Cosmic dust emits a distinctive infrared fingerprint, a unique pattern of light that reveals its chemical structure.
In the lab, Losurdo used such patterns to reverse-engineer the dust, first using a vacuum to recreate the near-empty conditions of space in a glass tube.
To the tube, she and her supervisor, Prof David McKenzie of the University of Sydney, introduced a mixture of nitrogen, carbon dioxide and acetylene gas – “the types of gases that you would find around giant dying stars”.
“We’re then able to apply a very high voltage – around 10,000 volts – and … it energises the gas,” Losurdo said – creating a type of plasma, the fourth state of matter. “That is our dust analogue.”

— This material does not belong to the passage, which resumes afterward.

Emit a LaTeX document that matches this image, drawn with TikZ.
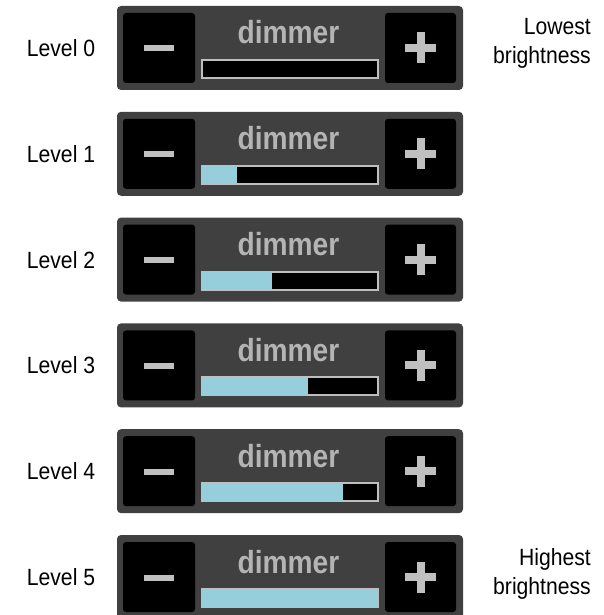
\documentclass[tikz,border=0pt]{standalone}
\usepackage{fontspec}
\newfontfamily\labfont{Liberation Sans}[FakeStretch=0.9]
\newfontfamily\dimfont{Liberation Sans Bold}[FakeStretch=0.88]
\definecolor{panelgrey}{HTML}{404040}
\definecolor{signgrey}{HTML}{C0C0C0}
\definecolor{textgrey}{HTML}{B4B4B4}
\definecolor{barborder}{HTML}{BEBEBE}
\definecolor{barblue}{HTML}{96CEDC}
\tikzset{
  panel/.style={rectangle, fill=panelgrey, rounded corners=4pt, inner sep=0pt, minimum width=346pt, minimum height=84pt},
  btn/.style={rectangle, fill=black, rounded corners=3pt, inner sep=0pt, minimum height=70pt},
  barbox/.style={rectangle, fill=black, draw=barborder, line width=2pt, inner sep=0pt, minimum width=176pt, minimum height=18pt},
  sign/.style={fill=signgrey},
  dimtext/.style={text=textgrey, font=\dimfont\fontsize{32}{36}\selectfont, anchor=base, inner sep=0pt},
  levtext/.style={font=\labfont\fontsize{23.5}{29}\selectfont, anchor=base, inner sep=0pt},
  sidetext/.style={font=\labfont\fontsize{23.5}{29}\selectfont, anchor=base east, inner sep=0pt}
}
\begin{document}
\begin{tikzpicture}[x=1pt,y=-1pt]
\useasboundingbox (0,0) rectangle (603,615);
\clip (0,0) rectangle (603,615);
\foreach \i in {0,...,5}{
  \pgfmathsetmacro{\top}{6+105.8*\i}
  \node[panel] (p\i) at (290,\top+42) {};
  \node[btn, minimum width=72pt] (minus\i) at (159,\top+42) {};
  \node[btn, minimum width=71pt] (plus\i) at (420.5,\top+42) {};
  \fill[sign] (144,\top+39.5) rectangle (174,\top+45.5);
  \fill[sign] (405,\top+38) rectangle (436,\top+46);
  \fill[sign] (416.5,\top+26.5) rectangle (424.5,\top+57.5);
  \node[dimtext] (d\i) at (288.5,\top+38) {dimmer};
  \node[barbox] (bar\i) at (290,\top+63) {};
  \ifnum\i>0
    \fill[barblue] (202,\top+54) rectangle ({202+35.2*\i},\top+72);
  \fi
  \node[levtext] (lev\i) at (61,\top+50.5) {Level \i};
}
\node[sidetext] (lo1) at (591,35) {Lowest};
\node[sidetext] (lo2) at (591,64) {brightness};
\node[sidetext] (hi1) at (591,565) {Highest};
\node[sidetext] (hi2) at (591,594) {brightness};
\end{tikzpicture}
\end{document}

Dr Sara Webb, an astrophysicist at Swinburne University who was not involved in the research, said: “All of these types of dust particles were the building blocks for our life here on Earth. We wouldn’t be here without them.”
“We know that they exist out there in the universe, all scattered throughout the place, but we obviously can’t go and grab a bit of the dust from the interstellar medium, even though we would love to.”
Webb described Losurdo’s work as “a really beautiful method” to produce something similar to “what we think interstellar dust is like”.
“One very exciting possibility, which is probably further down the track is … to use this kind of simulated cosmic dust in other organic chemistry experiments, to simulate early life formation on different types of planets,” Webb said.
Losurdo emphasised that “what we’re making is not representative of every single environment in the universe”.
“What we’re trying to do is to take a snapshot of something that is physically plausible and see if what we make compares to the real thing.”
The research was published in the Astrophysical Journal of the American Astronomical Society.